In Sims and his conditioner Dan Lawrence there exists a tight bond between Ryder and those around him – one that foregoes the cheerleading and backslapping so rife among so many of his rivals, and that means that he is content that, on Saturday, Alvarez will be the draw. A demonstration of their team ethic also lies in Ryder and Joe Cordina sharing a flat in the build-up to Cordina’s victory over Shavkat Rakhimov; Conor Benn joined Ryder’s final preparations in Los Angeles and is in Guadalajara; as a group they work to give the relevant fighter their total support.
A fighter with a more fragile ego would not have responded so positively to the injustice of that first defeat in the way he has others – including that in 2015 against Nick Blackwell, before his move to 168lbs. In the final days before his biggest night interest in Ryder from media outside of Britain has been minimal, and he also had to listen to the patronising and self-important Mauricio Sulaiman declaring that he could “trust” the judges like the sycophantic power broker wants to see anything other than Alvarez win.
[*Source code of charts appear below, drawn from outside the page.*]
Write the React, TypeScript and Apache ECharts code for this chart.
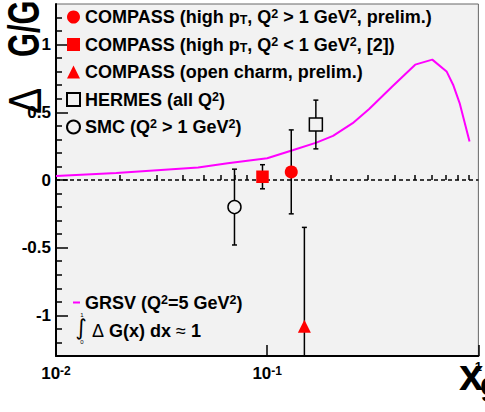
import React, { useEffect, useRef } from "react";
import * as echarts from "echarts";

// ---------- data ----------
const seriesNames = [
  "COMPASS (high pT, Q2 > 1 GeV2, prelim.)",
  "COMPASS (high pT, Q2 < 1 GeV2, [2])",
  "COMPASS (open charm, prelim.)",
  "HERMES (all Q2)",
  "SMC (Q2 > 1 GeV2)",
];
const legendLabels = [
  "COMPASS (high p{sub|T}, Q{sup|2} > 1 GeV{sup|2}, prelim.)",
  "COMPASS (high p{sub|T}, Q{sup|2} < 1 GeV{sup|2}, [2])",
  "COMPASS (open charm, prelim.)",
  "HERMES (all Q{sup|2})",
  "SMC (Q{sup|2} > 1 GeV{sup|2})",
];
const pointX = [0.13, 0.095, 0.15, 0.17, 0.07];
const pointY = [0.06, 0.024, -1.08, 0.41, -0.2];
const pointErr = [0.31, 0.089, 0.73, 0.18, 0.28];

const grsvName = "GRSV (Q2=5 GeV2)";
const grsvLabel = "GRSV (Q{sup|2}=5 GeV{sup|2})";
const grsvX = [0.01, 0.0193, 0.0471, 0.065, 0.1, 0.133, 0.171, 0.205, 0.254, 0.304, 0.391, 0.502, 0.605, 0.707, 0.759, 0.815, 0.908];
const grsvY = [0.03, 0.052, 0.093, 0.124, 0.161, 0.222, 0.276, 0.326, 0.42, 0.524, 0.691, 0.852, 0.889, 0.802, 0.704, 0.568, 0.284];

const xMinorTicks = [0.02, 0.03, 0.04, 0.05, 0.06, 0.07, 0.08, 0.09, 0.2, 0.3, 0.4, 0.5, 0.6, 0.7, 0.8, 0.9];
const yMajorTicks = [-1, -0.5, 0, 0.5, 1];
const yMinorTicks = [-1.2, -1.1, -0.9, -0.8, -0.7, -0.6, -0.4, -0.3, -0.2, -0.1, 0.1, 0.2, 0.3, 0.4, 0.6, 0.7, 0.8, 0.9, 1.1, 1.2];

// ---------- styles ----------
const FONT = "'Liberation Sans', Arial, Helvetica, sans-serif";
const BG = "#f2f2f2";
const RED = "#ff0000";
const MAGENTA = "#ff00ff";
const symbols = ["circle", "rect", "triangle", "rect", "circle"];
const symbolSizes = [13, 12.5, 13, 13, 13];
const fills = [RED, RED, RED, BG, BG];
const borders = [RED, RED, RED, "#000", "#000"];
const borderWidths = [0, 0, 0, 1.5, 1.5];
const LEG_FS = 18;

const labelRich = {
  sup: { fontSize: 12.5, fontWeight: "bold", fontFamily: FONT, verticalAlign: "top", lineHeight: 11, color: "#000" },
  sub: { fontSize: 12.5, fontWeight: "bold", fontFamily: FONT, verticalAlign: "bottom", lineHeight: 8, color: "#000" },
};

export default function App() {
  const ref = useRef<HTMLDivElement>(null);

  useEffect(() => {
    if (!ref.current) return;
    const chart = echarts.init(ref.current, null, { renderer: "svg" });

    const labelMap: Record<string, string> = {};
    seriesNames.forEach((n, i) => (labelMap[n] = legendLabels[i]));
    labelMap[grsvName] = grsvLabel;

    const pointSeries = seriesNames.map((name, i) => ({
      name,
      type: "scatter",
      xAxisIndex: 0,
      yAxisIndex: 0,
      symbol: symbols[i],
      symbolSize: symbolSizes[i],
      itemStyle: { color: fills[i], borderColor: borders[i], borderWidth: borderWidths[i], opacity: 1 },
      z: 5,
      clip: true,
      data: [[pointX[i], pointY[i]]],
    }));

    const errData = pointX.map((x, i) => [x, pointY[i], pointErr[i]]);

    const legendText = {
      fontFamily: FONT,
      fontWeight: "bold",
      fontSize: LEG_FS,
      lineHeight: 19,
      color: "#000",
      rich: labelRich,
    };

    const option: any = {
      animation: false,
      backgroundColor: "#ffffff",
      textStyle: { fontFamily: FONT },
      grid: {
        left: 56,
        right: 1,
        top: 4,
        bottom: 56,
        show: true,
        backgroundColor: BG,
        borderColor: "#666",
        borderWidth: 1,
      },
      legend: [
        {
          data: seriesNames.map((n, i) => ({ name: n, icon: symbols[i] })),
          orient: "vertical",
          left: 66,
          top: 7.5,
          padding: 0,
          itemGap: 8.5,
          itemWidth: 13,
          itemHeight: 13,
          selectedMode: false,
          formatter: (n: string) => labelMap[n],
          textStyle: legendText,
        },
        {
          data: [{ name: grsvName, icon: "rect" }],
          orient: "vertical",
          left: 73,
          top: 293,
          padding: 0,
          itemWidth: 7,
          itemHeight: 2,
          selectedMode: false,
          formatter: (n: string) => labelMap[n],
          textStyle: legendText,
        },
      ],
      xAxis: [
        {
          type: "log",
          logBase: 10,
          min: 0.01,
          max: 1,
          position: "bottom",
          axisLine: { show: true, onZero: false, lineStyle: { color: "#000", width: 2 } },
          axisTick: { show: true, inside: true, length: 11, lineStyle: { color: "#000", width: 1.5 } },
          splitLine: { show: false },
          minorTick: { show: false },
          axisLabel: {
            margin: 9,
            showMinLabel: true,
            showMaxLabel: true,
            color: "#000",
            fontFamily: FONT,
            fontWeight: "bold",
            fontSize: 17,
            formatter: (v: number) => {
              const k = Math.round(Math.log10(v));
              if (k === 0) return "{one|1}";
              return "10{sup|" + k + "}";
            },
            rich: {
              sup: { fontSize: 12, fontWeight: "bold", fontFamily: FONT, verticalAlign: "top", lineHeight: 12, color: "#000" },
              one: { fontSize: 13, fontWeight: "bold", fontFamily: FONT, color: "#000", lineHeight: 2 },
            },
          },
        },
        {
          type: "log",
          logBase: 10,
          min: 0.01,
          max: 1,
          position: "bottom",
          axisLine: { show: false },
          axisLabel: { show: false },
          splitLine: { show: false },
          axisTick: { show: true, inside: true, length: 5, customValues: xMinorTicks, lineStyle: { color: "#000", width: 1.5 } },
        },
      ],
      yAxis: [
        {
          type: "value",
          min: -1.3,
          max: 1.3,
          position: "left",
          axisLine: { show: true, onZero: false, lineStyle: { color: "#000", width: 2 } },
          axisTick: { show: true, inside: true, length: 12, customValues: yMajorTicks, lineStyle: { color: "#000", width: 1.5 } },
          splitLine: { show: false },
          axisLabel: {
            customValues: yMajorTicks,
            showMaxLabel: true,
            margin: 5,
            color: "#000",
            fontFamily: FONT,
            fontWeight: "bold",
            fontSize: 17,
          },
        },
        {
          type: "value",
          min: -1.3,
          max: 1.3,
          position: "left",
          axisLine: { show: false },
          axisLabel: { show: false },
          splitLine: { show: false },
          axisTick: { show: true, inside: true, length: 6, customValues: yMinorTicks, lineStyle: { color: "#000", width: 1.5 } },
        },
      ],
      series: [
        {
          name: grsvName,
          type: "line",
          xAxisIndex: 0,
          yAxisIndex: 0,
          data: grsvX.map((x, i) => [x, grsvY[i]]),
          showSymbol: false,
          symbol: "none",
          lineStyle: { color: MAGENTA, width: 2 },
          itemStyle: { color: MAGENTA },
          z: 2,
          clip: true,
          markLine: {
            silent: true,
            symbol: ["none", "none"],
            label: { show: false },
            lineStyle: { color: "#000", type: [4, 3], width: 1.5 },
            data: [{ yAxis: 0 }],
          },
        },
        {
          name: "errors",
          type: "custom",
          xAxisIndex: 0,
          yAxisIndex: 0,
          clip: true,
          z: 3,
          data: errData,
          renderItem: (_p: any, api: any) => {
            const x = api.value(0);
            const y = api.value(1);
            const e = api.value(2);
            const t = api.coord([x, y + e]);
            const b = api.coord([x, y - e]);
            const cap = 2.5;
            const st = { stroke: "#000", lineWidth: 1.5 };
            return {
              type: "group",
              children: [
                { type: "line", shape: { x1: t[0], y1: t[1], x2: b[0], y2: b[1] }, style: st },
                { type: "line", shape: { x1: t[0] - cap, y1: t[1], x2: t[0] + cap, y2: t[1] }, style: st },
                { type: "line", shape: { x1: b[0] - cap, y1: b[1], x2: b[0] + cap, y2: b[1] }, style: st },
              ],
            };
          },
        },
        ...pointSeries,
      ],
      graphic: [
        // y-axis title
        {
          type: "text",
          x: 25,
          y: 114,
          rotation: Math.PI / 2,
          scaleX: 0.85,
          style: {
            text: "\u0394",
            fontFamily: FONT,
            fontWeight: "normal",
            fontSize: 46,
            fill: "#000",
            align: "left",
            verticalAlign: "middle",
          },
          z: 1,
        },
        {
          type: "text",
          x: 24,
          y: 57,
          rotation: Math.PI / 2,
          scaleX: 0.7,
          style: {
            text: "G/G",
            fontFamily: FONT,
            fontWeight: "bold",
            fontSize: 44,
            fill: "#000",
            align: "left",
            verticalAlign: "middle",
          },
          z: 1,
        },
        // x-axis title
        {
          type: "text",
          x: 459,
          y: 374,
          style: { text: "x", fontFamily: FONT, fontWeight: "bold", fontSize: 44, fill: "#000", align: "left", verticalAlign: "middle" },
          z: 10,
        },
        {
          type: "text",
          x: 480,
          y: 384,
          style: { text: "g", fontFamily: FONT, fontWeight: "bold", fontSize: 32, fill: "#000", align: "left", verticalAlign: "middle" },
          z: 10,
        },
        // integral annotation
        {
          type: "text",
          x: 81,
          y: 327,
          style: { text: "\u222B", fontFamily: "'DejaVu Sans', sans-serif", fontSize: 22, fill: "#000", align: "center", verticalAlign: "middle" },
          z: 10,
        },
        {
          type: "text",
          x: 82,
          y: 315,
          style: { text: "1", fontFamily: FONT, fontSize: 6, fill: "#000", align: "center", verticalAlign: "middle" },
          z: 10,
        },
        {
          type: "text",
          x: 82,
          y: 342,
          style: { text: "0", fontFamily: FONT, fontSize: 6, fill: "#000", align: "center", verticalAlign: "middle" },
          z: 10,
        },
        {
          type: "text",
          x: 92,
          y: 331,
          style: {
            text: "{d|\u0394} G(x) dx {a|\u2248} 1",
            fontFamily: FONT,
            fontWeight: "bold",
            fontSize: LEG_FS,
            fill: "#000",
            align: "left",
            verticalAlign: "middle",
            rich: {
              d: { fontFamily: FONT, fontWeight: "normal", fontSize: LEG_FS, fill: "#000" },
              a: { fontFamily: FONT, fontWeight: "normal", fontSize: LEG_FS, fill: "#000" },
            },
          },
          z: 10,
        },
      ],
    };

    chart.setOption(option);
    return () => chart.dispose();
  }, []);

  return (
    <div
      ref={ref}
      style={{ position: "fixed", left: 0, top: 0, width: 485, height: 412, background: "#fff" }}
    />
  );
}
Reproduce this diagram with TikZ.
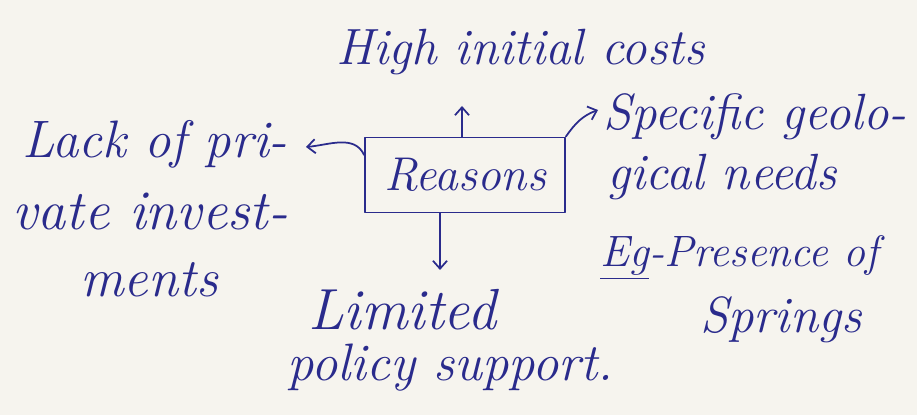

“We’re a real family,” said Ryder. “A real unit, and to see [Cordina] go there and put on a display no one really expected from Joe; tough it out; ride out the storms and just really be destructive in there was a great performance. We come away all buzzing and happy to get into the next fight week.”
“This has been an ongoing process that’s a bit of a personal mission because of how Tony feels about him and how long we’ve worked with John,” said Hearn of a fighter whose career was revived by beating Adam Etches in 2017 on a non-Matchroom bill. “Maybe years ago he didn’t quite have the profile to get those big opportunities [years ago Hearn also didn’t also promote Alvarez]. He’s dedicated his whole life to the sport and on Saturday he’s on the biggest stage of all.”
In the month after Martinez stopped the accomplished Barker, Alvarez – who succeeded Floyd Mayweather at the top of his sport – stopped Kermit Cintron to further his already respected reputation.
Twelve years on at Guadalajara’s Akron Stadium on the occasion of Cinco de Mayo weekend, the 32-year-old Alvarez will fight in his home city for the first time in 12 years – returning as the world’s fifth highest-paid athlete, and against an unpretentious opponent relishing his overdue day in the sun.